Taiwan’s Defense Ministry said China’s military strength had grown rapidly and it had continued to invest heavily in defense.
“In the face of severe threats from the enemy, the nation’s military is actively engaged in military building and preparation work, and it is urgent to obtain mature and rapid mass production weapons and equipment in a short period of time,” it said in a statement.
Deputy Defense Minister Wang Shin-lung told reporters the new arms would all be made domestically, as Taiwan boosts its own production prowess, though the United States will probably remain an important provider of parts and technology.
Taiwan has been keen to demonstrate that it can defend itself, especially amid questions about whether the United States would come to its aid if China attacked.
“Only if we ensure our security and show determination will the international community think well of us,” said Cabinet spokesman Lo Ping-cheng. “Others will only help us if we help ourselves.”

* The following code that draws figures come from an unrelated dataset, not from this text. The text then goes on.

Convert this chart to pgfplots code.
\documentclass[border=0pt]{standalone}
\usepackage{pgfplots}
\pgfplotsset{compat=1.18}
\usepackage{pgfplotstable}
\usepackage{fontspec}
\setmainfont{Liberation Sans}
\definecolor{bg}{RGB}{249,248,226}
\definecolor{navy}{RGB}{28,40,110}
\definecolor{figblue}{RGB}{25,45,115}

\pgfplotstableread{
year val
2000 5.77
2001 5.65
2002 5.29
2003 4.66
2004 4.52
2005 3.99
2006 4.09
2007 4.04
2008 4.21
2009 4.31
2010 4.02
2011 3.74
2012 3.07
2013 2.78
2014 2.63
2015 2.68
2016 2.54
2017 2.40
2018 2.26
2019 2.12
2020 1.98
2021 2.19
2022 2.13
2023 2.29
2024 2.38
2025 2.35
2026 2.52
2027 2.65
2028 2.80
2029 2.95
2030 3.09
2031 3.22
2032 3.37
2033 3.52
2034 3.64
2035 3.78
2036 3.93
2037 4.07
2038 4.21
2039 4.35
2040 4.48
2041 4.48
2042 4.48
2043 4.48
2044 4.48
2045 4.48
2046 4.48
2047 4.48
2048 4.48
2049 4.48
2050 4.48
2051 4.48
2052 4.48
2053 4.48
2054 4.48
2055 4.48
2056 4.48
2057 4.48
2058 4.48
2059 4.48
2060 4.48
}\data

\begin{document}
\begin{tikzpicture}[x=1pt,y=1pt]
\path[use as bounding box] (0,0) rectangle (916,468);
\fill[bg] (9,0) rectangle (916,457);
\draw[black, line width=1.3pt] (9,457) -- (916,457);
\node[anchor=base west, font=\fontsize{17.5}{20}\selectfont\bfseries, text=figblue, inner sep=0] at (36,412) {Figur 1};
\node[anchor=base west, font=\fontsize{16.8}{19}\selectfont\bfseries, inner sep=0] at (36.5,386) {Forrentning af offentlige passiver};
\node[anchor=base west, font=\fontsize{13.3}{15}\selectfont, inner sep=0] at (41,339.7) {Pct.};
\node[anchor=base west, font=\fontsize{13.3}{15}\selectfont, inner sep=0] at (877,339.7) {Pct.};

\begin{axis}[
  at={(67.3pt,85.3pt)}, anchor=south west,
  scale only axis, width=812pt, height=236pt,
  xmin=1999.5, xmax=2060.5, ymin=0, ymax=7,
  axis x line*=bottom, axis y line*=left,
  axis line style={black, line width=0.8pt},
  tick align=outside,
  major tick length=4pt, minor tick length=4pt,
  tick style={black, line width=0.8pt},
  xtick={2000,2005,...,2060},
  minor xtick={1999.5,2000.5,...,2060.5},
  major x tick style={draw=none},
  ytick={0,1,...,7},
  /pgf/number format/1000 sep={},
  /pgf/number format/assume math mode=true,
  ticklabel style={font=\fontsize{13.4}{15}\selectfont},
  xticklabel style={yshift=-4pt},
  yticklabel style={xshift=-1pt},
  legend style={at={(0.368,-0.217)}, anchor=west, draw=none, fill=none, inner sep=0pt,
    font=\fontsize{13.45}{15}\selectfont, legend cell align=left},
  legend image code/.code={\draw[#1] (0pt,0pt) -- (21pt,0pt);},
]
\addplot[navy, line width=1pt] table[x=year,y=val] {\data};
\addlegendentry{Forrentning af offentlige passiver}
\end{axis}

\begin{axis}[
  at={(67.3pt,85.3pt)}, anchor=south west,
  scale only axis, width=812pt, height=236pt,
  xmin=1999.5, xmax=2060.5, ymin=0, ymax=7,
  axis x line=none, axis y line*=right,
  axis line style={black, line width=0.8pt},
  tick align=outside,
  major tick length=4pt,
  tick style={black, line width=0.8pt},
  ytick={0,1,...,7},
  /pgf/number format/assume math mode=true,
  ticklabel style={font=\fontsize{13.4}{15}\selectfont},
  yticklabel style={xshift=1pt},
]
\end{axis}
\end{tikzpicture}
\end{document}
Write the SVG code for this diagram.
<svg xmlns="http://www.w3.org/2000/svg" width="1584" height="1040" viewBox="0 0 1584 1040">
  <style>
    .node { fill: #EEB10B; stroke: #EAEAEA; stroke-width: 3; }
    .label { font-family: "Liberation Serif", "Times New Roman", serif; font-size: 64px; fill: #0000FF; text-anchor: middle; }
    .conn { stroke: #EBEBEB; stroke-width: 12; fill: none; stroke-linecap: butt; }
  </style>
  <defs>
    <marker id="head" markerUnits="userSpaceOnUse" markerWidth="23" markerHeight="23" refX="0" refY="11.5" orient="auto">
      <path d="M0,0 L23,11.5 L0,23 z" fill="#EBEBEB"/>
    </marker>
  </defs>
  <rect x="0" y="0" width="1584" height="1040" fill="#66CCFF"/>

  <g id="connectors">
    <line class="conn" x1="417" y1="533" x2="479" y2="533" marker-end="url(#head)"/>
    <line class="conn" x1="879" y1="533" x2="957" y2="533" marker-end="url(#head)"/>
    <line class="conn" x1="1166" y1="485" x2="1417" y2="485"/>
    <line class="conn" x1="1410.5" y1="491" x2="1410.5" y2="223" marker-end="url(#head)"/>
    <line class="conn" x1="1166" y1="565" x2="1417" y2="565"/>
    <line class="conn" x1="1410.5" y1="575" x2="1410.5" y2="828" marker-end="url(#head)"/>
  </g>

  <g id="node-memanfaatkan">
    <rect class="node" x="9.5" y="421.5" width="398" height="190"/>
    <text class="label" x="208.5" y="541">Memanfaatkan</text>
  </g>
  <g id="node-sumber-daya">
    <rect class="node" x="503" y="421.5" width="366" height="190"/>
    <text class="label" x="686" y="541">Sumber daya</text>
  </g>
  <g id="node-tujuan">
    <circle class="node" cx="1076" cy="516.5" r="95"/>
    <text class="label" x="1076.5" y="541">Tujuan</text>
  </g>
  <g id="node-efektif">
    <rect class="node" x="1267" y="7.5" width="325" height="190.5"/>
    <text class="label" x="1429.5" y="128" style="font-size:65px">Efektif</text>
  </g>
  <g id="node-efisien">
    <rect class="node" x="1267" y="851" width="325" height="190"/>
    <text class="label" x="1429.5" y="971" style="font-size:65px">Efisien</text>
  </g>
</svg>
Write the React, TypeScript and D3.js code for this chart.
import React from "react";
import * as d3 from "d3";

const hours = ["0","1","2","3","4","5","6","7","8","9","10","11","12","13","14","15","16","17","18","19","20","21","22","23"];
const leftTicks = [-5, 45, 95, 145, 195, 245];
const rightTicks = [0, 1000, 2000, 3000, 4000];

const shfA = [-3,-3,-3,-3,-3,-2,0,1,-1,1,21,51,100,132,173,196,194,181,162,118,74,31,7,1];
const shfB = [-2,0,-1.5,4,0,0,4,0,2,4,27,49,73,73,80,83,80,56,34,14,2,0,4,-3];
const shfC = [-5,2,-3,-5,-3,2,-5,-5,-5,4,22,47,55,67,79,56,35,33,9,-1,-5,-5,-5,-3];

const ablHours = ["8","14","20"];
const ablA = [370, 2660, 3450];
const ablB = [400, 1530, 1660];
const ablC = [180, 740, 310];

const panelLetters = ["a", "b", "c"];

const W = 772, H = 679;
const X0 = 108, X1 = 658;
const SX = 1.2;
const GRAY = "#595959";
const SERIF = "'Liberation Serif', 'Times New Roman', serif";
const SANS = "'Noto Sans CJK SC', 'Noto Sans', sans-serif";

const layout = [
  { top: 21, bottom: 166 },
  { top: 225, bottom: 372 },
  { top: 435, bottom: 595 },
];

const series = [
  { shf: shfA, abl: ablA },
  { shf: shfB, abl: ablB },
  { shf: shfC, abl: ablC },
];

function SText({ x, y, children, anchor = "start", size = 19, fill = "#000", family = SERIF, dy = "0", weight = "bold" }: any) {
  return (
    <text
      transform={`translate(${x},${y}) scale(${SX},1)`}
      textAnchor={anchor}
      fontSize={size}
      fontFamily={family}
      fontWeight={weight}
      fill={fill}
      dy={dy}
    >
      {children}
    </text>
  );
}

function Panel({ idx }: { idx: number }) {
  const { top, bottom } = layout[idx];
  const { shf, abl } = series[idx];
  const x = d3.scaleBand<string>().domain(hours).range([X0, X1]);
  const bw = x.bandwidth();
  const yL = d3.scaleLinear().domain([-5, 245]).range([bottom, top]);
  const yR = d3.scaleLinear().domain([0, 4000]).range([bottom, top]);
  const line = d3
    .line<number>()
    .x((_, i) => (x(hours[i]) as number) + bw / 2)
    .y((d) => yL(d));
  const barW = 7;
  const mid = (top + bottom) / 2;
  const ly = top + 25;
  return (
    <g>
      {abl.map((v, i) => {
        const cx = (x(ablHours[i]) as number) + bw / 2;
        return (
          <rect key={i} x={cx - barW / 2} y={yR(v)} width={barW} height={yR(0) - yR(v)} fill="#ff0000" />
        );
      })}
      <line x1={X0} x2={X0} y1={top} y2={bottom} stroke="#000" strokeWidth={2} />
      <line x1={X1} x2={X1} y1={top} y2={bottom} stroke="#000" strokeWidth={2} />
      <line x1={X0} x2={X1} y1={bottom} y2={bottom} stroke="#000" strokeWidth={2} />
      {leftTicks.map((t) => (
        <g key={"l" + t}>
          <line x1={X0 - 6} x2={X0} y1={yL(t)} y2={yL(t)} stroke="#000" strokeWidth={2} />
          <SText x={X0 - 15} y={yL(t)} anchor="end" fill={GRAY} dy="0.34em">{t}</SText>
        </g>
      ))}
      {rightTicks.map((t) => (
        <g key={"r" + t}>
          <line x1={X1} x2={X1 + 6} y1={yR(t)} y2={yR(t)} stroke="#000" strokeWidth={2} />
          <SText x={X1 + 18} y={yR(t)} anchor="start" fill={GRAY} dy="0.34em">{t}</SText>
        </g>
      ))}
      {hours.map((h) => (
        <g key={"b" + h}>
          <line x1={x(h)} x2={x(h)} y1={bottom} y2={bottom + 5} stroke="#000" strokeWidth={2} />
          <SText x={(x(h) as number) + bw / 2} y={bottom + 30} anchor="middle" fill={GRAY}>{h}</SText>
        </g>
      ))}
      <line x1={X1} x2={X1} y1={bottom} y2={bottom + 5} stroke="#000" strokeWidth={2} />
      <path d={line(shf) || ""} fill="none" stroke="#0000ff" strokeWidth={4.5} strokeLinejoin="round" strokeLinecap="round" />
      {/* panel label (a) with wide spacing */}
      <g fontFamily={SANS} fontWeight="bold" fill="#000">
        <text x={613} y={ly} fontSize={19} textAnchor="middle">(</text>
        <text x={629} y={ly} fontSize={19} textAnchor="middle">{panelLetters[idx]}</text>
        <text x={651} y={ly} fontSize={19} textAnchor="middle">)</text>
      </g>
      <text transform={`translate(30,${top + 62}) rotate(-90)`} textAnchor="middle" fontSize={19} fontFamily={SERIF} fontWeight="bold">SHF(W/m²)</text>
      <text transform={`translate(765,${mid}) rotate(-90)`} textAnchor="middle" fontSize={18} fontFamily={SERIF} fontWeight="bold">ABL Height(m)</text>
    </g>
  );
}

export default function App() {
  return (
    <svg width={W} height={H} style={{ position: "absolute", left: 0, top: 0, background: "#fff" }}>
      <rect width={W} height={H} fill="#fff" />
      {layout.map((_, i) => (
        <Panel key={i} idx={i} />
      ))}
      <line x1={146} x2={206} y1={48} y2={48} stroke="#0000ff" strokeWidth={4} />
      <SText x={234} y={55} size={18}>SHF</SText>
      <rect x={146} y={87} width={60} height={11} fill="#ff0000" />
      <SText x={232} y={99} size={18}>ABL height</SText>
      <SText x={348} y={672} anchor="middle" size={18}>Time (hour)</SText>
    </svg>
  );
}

The additional cash will likely be well received in Washington, which has been pushing Taiwan to modernize its military to make it more mobile so it can become a “porcupine,” hard for China to attack.
Ingrid Larson, one of Washington’s unofficial representatives for Taiwan, stressed there was “a real and urgent need” for Taiwan to pursue defense reforms.
“As allies and partners in the region and around the globe increasingly push back on China’s aggressive action, it is important that Taiwan remain committed to the changes that only it can make for itself,” she told the Center for a New American Security think tank.
“Taiwan must build as strong a deterrent as possible and as quickly as possible. Taiwan needs truly asymmetric capability, and a strong reserve force. Asymmetry means systems which are mobile, survivable and lethal.”
Larson is managing director of the Washington office of the American Institute in Taiwan, which handles U.S. relations with Taiwan in the absence of formal diplomatic links.
The weapons Taiwan aims to buy with the money include cruise missiles and warships, the defense ministry said.
Taiwan has been testing new, long-range missiles off its southern and eastern coasts, and while it has not given details, diplomats and experts have said they are likely to be able to hit targets far into China.
Taiwan has already put into service a new class of stealth warship, which it calls an “aircraft carrier killer” due to its missile complement, and is developing its own submarines.
The announcement comes as Taiwan is in the middle of its annual Han Kuang military drills.
On Thursday, its army simulated fending off an invasion, firing artillery out to sea from a beach on its southern coast.